4: Wirtschaftstrends Türkei 2000, Bundesstelle für
Außenhandelsinformationen (bfai)
5: Udo Steinbach, Die Türkei im 20. Jahrhundert, 1996
6: 2. Golfkrieg, zwischen westlichen Alliierten und dem
Irak, dauerte vom 17. Januar 1991 bis 28. Februar 1991. Der 1. Golfkrieg,
zwischen Iran und Irak, dauerte von September 1980 bis August 1988
7: Im Süden des Irak vereinigen beide Flüsse
sich zum Schatt al-Arab, der als Grenzfluss zum Iran vorbei an der irakischen
Stadt Basra und den iranischen Städten Khorrammshar und Abadan schließlich
in den Persischen Golf fließt. Der Schatt al-Arab war und ist umgeben
von einer fruchtbaren Sumpflandschaft, die den Menschen der Region, meist
Schiiten, bis zum 1. Golfkrieg ihr Auskommen sicherte. Während des
1. Golfkrieges wurde das Gebiet militärische Front zwischen den irakischen
und iranischen Truppen und ist es seitdem geblieben. Nach dem 2. Golfkrieg
sicherte Saddam Hussein seine Macht gegen oppositionelle Schiiten in den
südirakischen Sümpfen dadurch ab, dass er die Gegend trockenlegen
ließ. Ermuntert von Zusagen der US-Amerikaner hatten sich schiitische
Gruppen zum Aufstand gegen die Zentralmacht in Bagdad verleiten lassen.

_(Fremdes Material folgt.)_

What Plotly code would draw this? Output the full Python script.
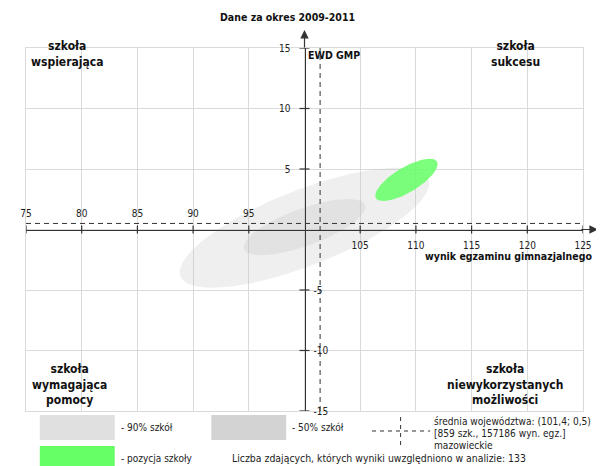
import numpy as np
import plotly.graph_objects as go

# ---------------- data ----------------
title_text = "Dane za okres 2009-2011"
x_title = "wynik egzaminu gimnazjalnego"
y_title = "EWD GMP"

x_range = [75, 125]
y_range = [-15, 15]
x_grid = [75, 80, 85, 90, 95, 100, 105, 110, 115, 120, 125]
y_grid = [-15, -10, -5, 0, 5, 10, 15]
x_ticks_left = [75, 80, 85, 90, 95]
x_ticks_right = [105, 110, 115, 120, 125]
y_ticks_up = [5, 10, 15]
y_ticks_down = [-5, -10, -15]

avg_x = 101.4
avg_y = 0.5

# ellipses: centre, half-width (x), half-height (y), correlation
ellipse_names = ["90% szkół", "50% szkół", "pozycja szkoły"]
ellipse_cx = [100.0, 100.0, 109.15]
ellipse_cy = [0.15, 0.2, 4.1]
ellipse_halfwidth = [11.2, 5.46, 2.8]
ellipse_halfheight = [4.96, 2.32, 1.75]
ellipse_corr = [0.74, 0.71, 0.74]
ellipse_colors = ["rgba(190,190,190,0.25)", "rgba(190,190,190,0.26)", "rgba(102,255,102,0.86)"]

corner_texts = ["szkoła<br>wspierająca", "szkoła<br>sukcesu",
                "szkoła<br>wymagająca<br>pomocy", "szkoła<br>niewykorzystanych<br>możliwości"]

legend_90 = "- 90% szkół"
legend_50 = "- 50% szkół"
legend_school = "- pozycja szkoły"
legend_avg_lines = ["średnia województwa: (101,4; 0,5)",
                    "[859 szk., 157186 wyn. egz.]",
                    "mazowieckie"]
count_text = "Liczba zdających, których wyniki uwzględniono w analizie: 133"

# ---------------- layout helpers ----------------
OFF = 8                      # page body margin in the browser
PAGE_W, PAGE_H = 604, 466
W_PX, H_PX = PAGE_W - OFF, PAGE_H - OFF
# plot area in page pixels: x 22..587, y 48..411
ML, MR = 22 - OFF, W_PX - (587 - OFF)
MT, MB = 48 - OFF, H_PX - (411 - OFF)
PW = W_PX - ML - MR
PH = H_PX - MT - MB


def px(xp):
    """page x pixel -> paper"""
    return (xp - OFF - ML) / PW


def py(yp):
    """page y pixel -> paper"""
    return (H_PX - MB - (yp - OFF)) / PH


FONT = "DejaVu Sans Condensed, DejaVu Sans, sans-serif"
DARK = "#333333"
GRID = "#dadada"

fig = go.Figure()

# ellipses
t = np.linspace(0, 2 * np.pi, 181)
for name, cx, cy, hw, hh, r, col in zip(ellipse_names, ellipse_cx, ellipse_cy,
                                          ellipse_halfwidth, ellipse_halfheight,
                                          ellipse_corr, ellipse_colors):
    ex = cx + hw * np.cos(t)
    ey = cy + hh * (r * np.cos(t) + np.sqrt(1 - r * r) * np.sin(t))
    fig.add_trace(go.Scatter(x=ex, y=ey, mode="lines", fill="toself",
                             fillcolor=col, line=dict(width=0),
                             name=name, showlegend=False, hoverinfo="skip"))

# dummy traces so overlay axes are drawn
for xa, ya in [("x2", "y"), ("x3", "y"), ("x", "y2"), ("x", "y3")]:
    fig.add_trace(go.Scatter(x=[None], y=[None], xaxis=xa, yaxis=ya,
                             showlegend=False, hoverinfo="skip"))

tickfont = dict(family=FONT, size=10, color="#222")

fig.update_layout(
    width=W_PX, height=H_PX,
    margin=dict(l=ML, r=MR, t=MT, b=MB, pad=0),
    paper_bgcolor="white", plot_bgcolor="white",
    showlegend=False,
    xaxis=dict(range=x_range, tickvals=x_grid, showticklabels=False, ticks="",
               showgrid=True, gridcolor=GRID, gridwidth=1, zeroline=False,
               showline=True, mirror=True, linecolor=GRID, linewidth=1,
               fixedrange=True),
    yaxis=dict(range=y_range, tickvals=y_grid, showticklabels=False, ticks="",
               showgrid=True, gridcolor=GRID, gridwidth=1, zeroline=False,
               showline=True, mirror=True, linecolor=GRID, linewidth=1,
               fixedrange=True),
    xaxis2=dict(range=x_range, overlaying="x", anchor="free", position=0.5,
                side="top", tickvals=x_ticks_left,
                ticktext=[str(v) for v in x_ticks_left], ticks="",
                ticklabelstandoff=8, tickfont=tickfont,
                showgrid=False, zeroline=False, showline=True,
                linecolor=DARK, linewidth=1.2),
    xaxis3=dict(range=x_range, overlaying="x", anchor="free", position=0.5,
                side="bottom", tickvals=x_ticks_right,
                ticktext=[str(v) for v in x_ticks_right], ticks="",
                ticklabelstandoff=8, tickfont=tickfont,
                showgrid=False, zeroline=False, showline=False),
    yaxis2=dict(range=y_range, overlaying="y", anchor="free", position=0.5,
                side="left", tickvals=y_ticks_up,
                ticktext=[str(v) for v in y_ticks_up], ticks="",
                ticklabelstandoff=12, tickfont=tickfont,
                showgrid=False, zeroline=False, showline=True,
                linecolor=DARK, linewidth=1.2),
    yaxis3=dict(range=y_range, overlaying="y", anchor="free", position=0.5,
                side="right", tickvals=y_ticks_down,
                ticktext=[str(v) for v in y_ticks_down], ticks="",
                ticklabelstandoff=8, tickfont=tickfont,
                showgrid=False, zeroline=False, showline=False),
)

shapes = []
# crossing tick marks
for v in x_ticks_left + x_ticks_right:
    shapes.append(dict(type="line", xref="x", yref="y", x0=v, x1=v,
                       ysizemode="pixel", yanchor=0, y0=-4, y1=4,
                       line=dict(color=DARK, width=1.2)))
for v in y_ticks_up + y_ticks_down:
    shapes.append(dict(type="line", xref="x", yref="y", y0=v, y1=v,
                       xsizemode="pixel", xanchor=100, x0=-5, x1=5,
                       line=dict(color=DARK, width=1.2)))
# average dashed lines
shapes.append(dict(type="line", xref="x", yref="y", x0=x_range[0], x1=x_range[1],
                   y0=avg_y, y1=avg_y, layer="above",
                   line=dict(color=DARK, width=1, dash="5px,4px")))
shapes.append(dict(type="line", xref="x", yref="y", x0=avg_x, x1=avg_x,
                   y0=y_range[0], y1=y_range[1], layer="above",
                   line=dict(color=DARK, width=1, dash="5px,4px")))
# legend boxes
shapes.append(dict(type="rect", xref="paper", yref="paper", x0=px(36), x1=px(112),
                   y0=py(440), y1=py(415), fillcolor="#e0e0e0", line=dict(width=0)))
shapes.append(dict(type="rect", xref="paper", yref="paper", x0=px(210), x1=px(286),
                   y0=py(440), y1=py(415), fillcolor="#d3d3d3", line=dict(width=0)))
shapes.append(dict(type="rect", xref="paper", yref="paper", x0=px(36), x1=px(112),
                   y0=py(470), y1=py(446), fillcolor="#66ff66", line=dict(width=0)))
shapes.append(dict(type="line", xref="paper", yref="paper", x0=px(373), x1=px(432),
                   y0=py(431), y1=py(431), line=dict(color=DARK, width=1, dash="4px,4px")))
shapes.append(dict(type="line", xref="paper", yref="paper", x0=px(402), x1=px(402),
                   y0=py(417), y1=py(445), line=dict(color=DARK, width=1, dash="4px,4px")))
fig.update_layout(shapes=shapes)

ann = []
# axis arrows
ann.append(dict(xref="paper", yref="y", x=px(602), y=0, ax=-18, ay=0, text="",
                showarrow=True, arrowhead=2, arrowsize=1.4, arrowwidth=1.2,
                arrowcolor=DARK))
ann.append(dict(xref="x", yref="paper", x=100, y=py(30), ax=0, ay=19, text="",
                showarrow=True, arrowhead=2, arrowsize=1.4, arrowwidth=1.2,
                arrowcolor=DARK))

bold = dict(family=FONT, size=10.5, color="#111", weight="bold")
ann.append(dict(xref="paper", yref="paper", x=px(287), y=py(17), text=title_text,
                showarrow=False, font=bold, xanchor="center", yanchor="middle"))
ann.append(dict(xref="paper", yref="paper", x=px(306), y=py(55), text=y_title,
                showarrow=False, font=bold, xanchor="left", yanchor="middle"))
ann.append(dict(xref="paper", yref="paper", x=px(598), y=py(256), text=x_title,
                showarrow=False, font=bold, xanchor="right", yanchor="middle"))

corner_font = dict(family=FONT, size=12, color="#111", weight="bold")
corner_pos = [(64, 54), (519, 54), (66, 384), (508, 384)]
for txt, (cxp, cyp) in zip(corner_texts, corner_pos):
    ann.append(dict(xref="paper", yref="paper", x=px(cxp), y=py(cyp), text=txt,
                    showarrow=False, font=corner_font, xanchor="center",
                    yanchor="middle", align="center"))

legfont = dict(family=FONT, size=10, color="#222")
ann.append(dict(xref="paper", yref="paper", x=px(116), y=py(428), text=legend_90,
                showarrow=False, font=legfont, xanchor="left", yanchor="middle"))
ann.append(dict(xref="paper", yref="paper", x=px(290), y=py(428), text=legend_50,
                showarrow=False, font=legfont, xanchor="left", yanchor="middle"))
ann.append(dict(xref="paper", yref="paper", x=px(116), y=py(458), text=legend_school,
                showarrow=False, font=legfont, xanchor="left", yanchor="middle"))
ann.append(dict(xref="paper", yref="paper", x=px(229), y=py(458), text=count_text,
                showarrow=False, font=dict(family=FONT, size=10.4, color="#222"),
                xanchor="left", yanchor="middle"))
avgfont = dict(family=FONT, size=10.1, color="#222")
for line, ly in zip(legend_avg_lines, [421, 433, 445]):
    ann.append(dict(xref="paper", yref="paper", x=px(434), y=py(ly), text=line,
                    showarrow=False, font=avgfont, xanchor="left", yanchor="middle"))
fig.update_layout(annotations=ann)

fig.write_html("out.html")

Ähnlich wie die kurdischen Parteien im Norden des Landes wurden sie
nach dem Ende des Krieges sich selbst überlassen. Die Einrichtung sogenannter
UN-Sicherheitszonen im Norden und Süden des Landes dienten weniger
dem Schutz der dort lebenden Menschen, als vielmehr den ungehinderten Luftangriffen
der alliierten Streitkräfte, die sie nach Belieben seit nunmehr zehn
Jahren einsetzen, um die irakische Führung in die Schranken zu weisen.
Leidtragende der Angriffe, das ist hinlänglich bekannt und dokumentiert,
ist die Bevölkerung, die zusätzlich unter dem UN-Embargo leidet.
Das Austrocknen der Sümpfe wird von staatlicher irakischer Seite als
Entwicklungsprojekt bezeichnet. Man habe den Menschen Straßen
gegeben und ihnen damit die Verbindung zur Zivilisation ermöglicht.
Aus Sicht der südirakischen Schiiten wird die Maßnahme als Projekt
der Aufstandsbekämpfung bezeichnet, das den Menschen langfristig
ihre Lebensgrundlage entzieht. Die traditionellen Wohngebiete der Sumpfbewohner
werden zerstört, ihr Zugang zu frischem Wasser ist nahezu versiegt.
Der Lebensunterhalt, den die Fischer in den Sümpfen fanden, nimmt mit
dem Stand des Wassers ab. Immer mehr Menschen müssen ihre Dörfer
verlassen und suchen Zuflucht in Basra, wo ein Liter Wasser mittlerweile
50 mal soviel kostet, wie ein Liter Benzin.